My secret addiction, revealed!

Back in the day, when I was a teenager, I used to hop on the bus to Seattle and spend a day wandering the seedier parts of town. I’d get off around Pike Street, near the Farmers’ Market, and wander around 1st and 2nd Avenues, which were not nice places for a quiet young man. But I had an obsession and a pocket full of change, and I was jonesing for a fix. I’d go to the porn shops.

Maybe you don’t remember 70s-era porn shops. Maybe you weren’t even born then. But the like of these beasts is something that we’ll not see again. They were beautiful.

The typical layout was to have walls covered with display racks, and displayed in all their blatant, lurid glory would be the covers of these glossy, over-sized magazines, and the covers would always be closeups of orgasmic women in hardcore action. There was a kind of battle going on: each one was competing to be brighter, shinier, brassier, sexier than the next, so you’d walk in to these little shops and be radiated with pink. Squirming, pulsing pink. There’d be spots of contrast provided by silky mats of pubic hair — this was the 70s, when “beaver” was the usual synonym for good reason — and by the segregated strip on one wall of black women, usually entangled with pale pink men, set aside like some exotic perversion.

These did not look like cheap operations. The magazines were often European imports, printed on thick stock, and with prices that were hard to believe at the time: $30, $50 each. They were published as if they were museum-quality works of art, but they weren’t going to last. VHS was on the way, and it was first going to replace the tins of 8mm and 16mm films kept in a cabinet behind the clerk’s chair, and then it was going to creep out and replace the pink flamboyance with little plastic boxes. And then, of course, the internet was going to arrive like a bomb in the mail and demolish everything.
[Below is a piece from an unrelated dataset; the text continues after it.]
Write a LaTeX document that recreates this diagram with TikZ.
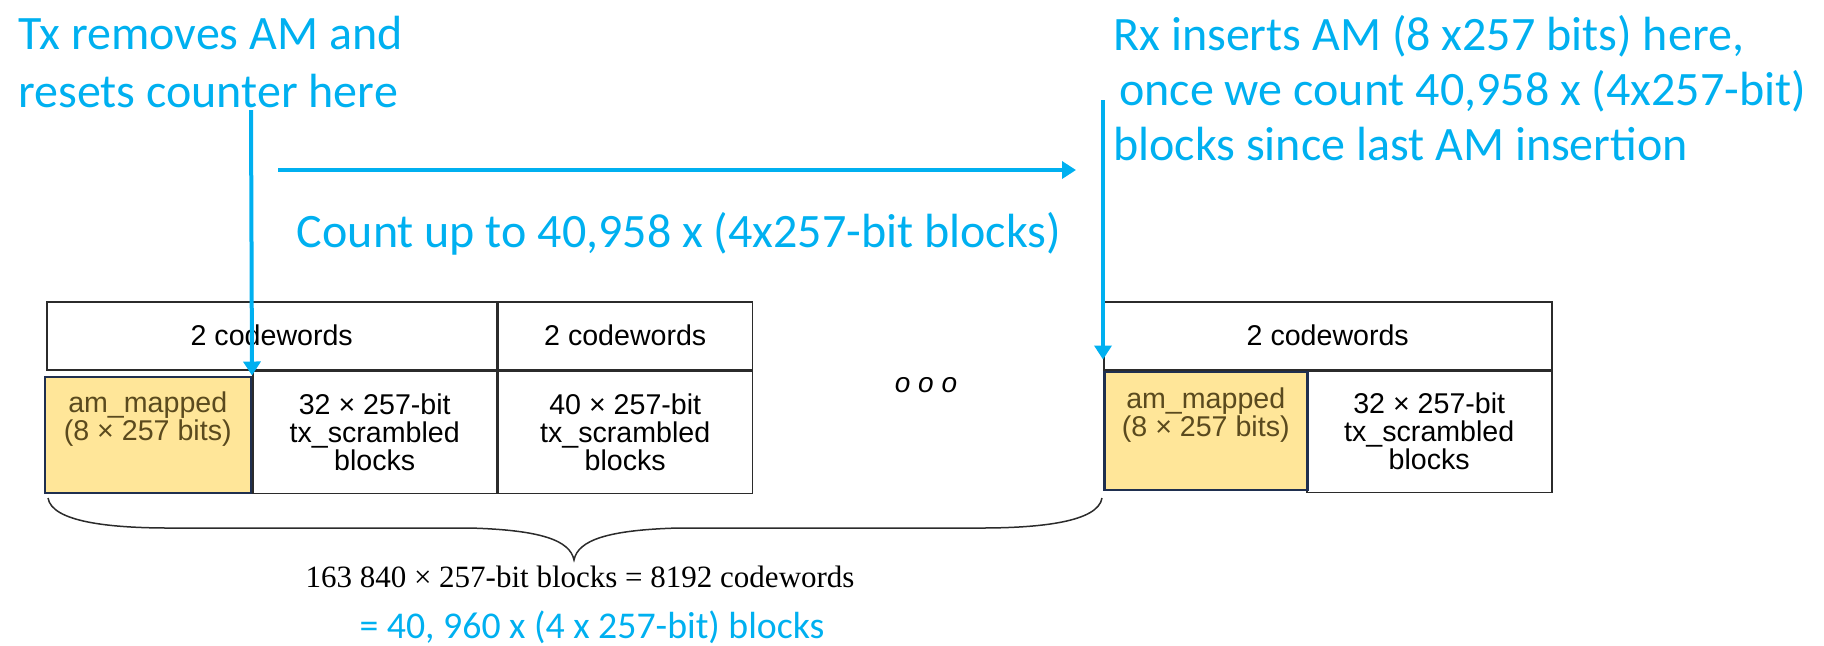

But this was still the 70s, and I would walk in and do my usual ritual: I’d stand near the center and turn in a circle, brazenly taking in the art on the wall with my eyes wide-open and startled, looking for the real treasures, the actual purpose behind my entry into this pinkly glowing den of iniquity.

You see, the owners would always have a stash of cheap, entirely random books somewhere, usually unsorted and piled without care somewhere in the store: in the front window, on a low table, in a bin near the clerk. They looked totally out of place, with their faded covers and yellowing pages, like dusty, tattered insect carcasses beneath the feet of the lubricious mammalian sleekness prowling above them. I always imagined there must be some loophole in a law book somewhere, so that when the police walked in to harrass the owner with the obviously pornographic nature of his wares, he’d be able to grandly sweep a nicotine-stained hand around his emporium and announce, “Nah, officer, see…this is a bookstore!”, just by pointing out a few tatty, moldering piles.

And it was. That’s what I was after. There was absolutely no discrimination in the collection, and the prices were cheap: 5 or 10 cents. There’d be old pulp novels from the 40s, there’d be cowboy stories and romance novels, there’d be stacks of National Geographics (there was always National Geographic, guaranteed), occasionally you’d find battered old comic books (but not often; comics were becoming serious collectables, so they’d be quickly gleaned when left there), and of course, what I was after: cheesy science fiction. It was my addiction.

I’d find old Hugo Gernsback stories buried in there. There’d be Asimov and Clarke and Bradbury and A.E. van Vogt. I discovered the SF New Wave in a porn shop, with worn copies of Moorcock’s New Worlds, Leigh Brackett, Alfred Bester, and Harlan Ellison lying discarded and neglected until I picked them up and brought them back to life. I remember one beautiful moment when I pushed aside a stack of Argosy magazines and there beneath them was a black-bound, thick hardcover book, which I opened to discover Tennyson’s Idylls of the King, with color plates, waiting for me. $3. The clerk gave me such a strange look when I bought it, reverently — an old poem? When I was surrounded by wide-open beavers? He probably thought I was a pervert.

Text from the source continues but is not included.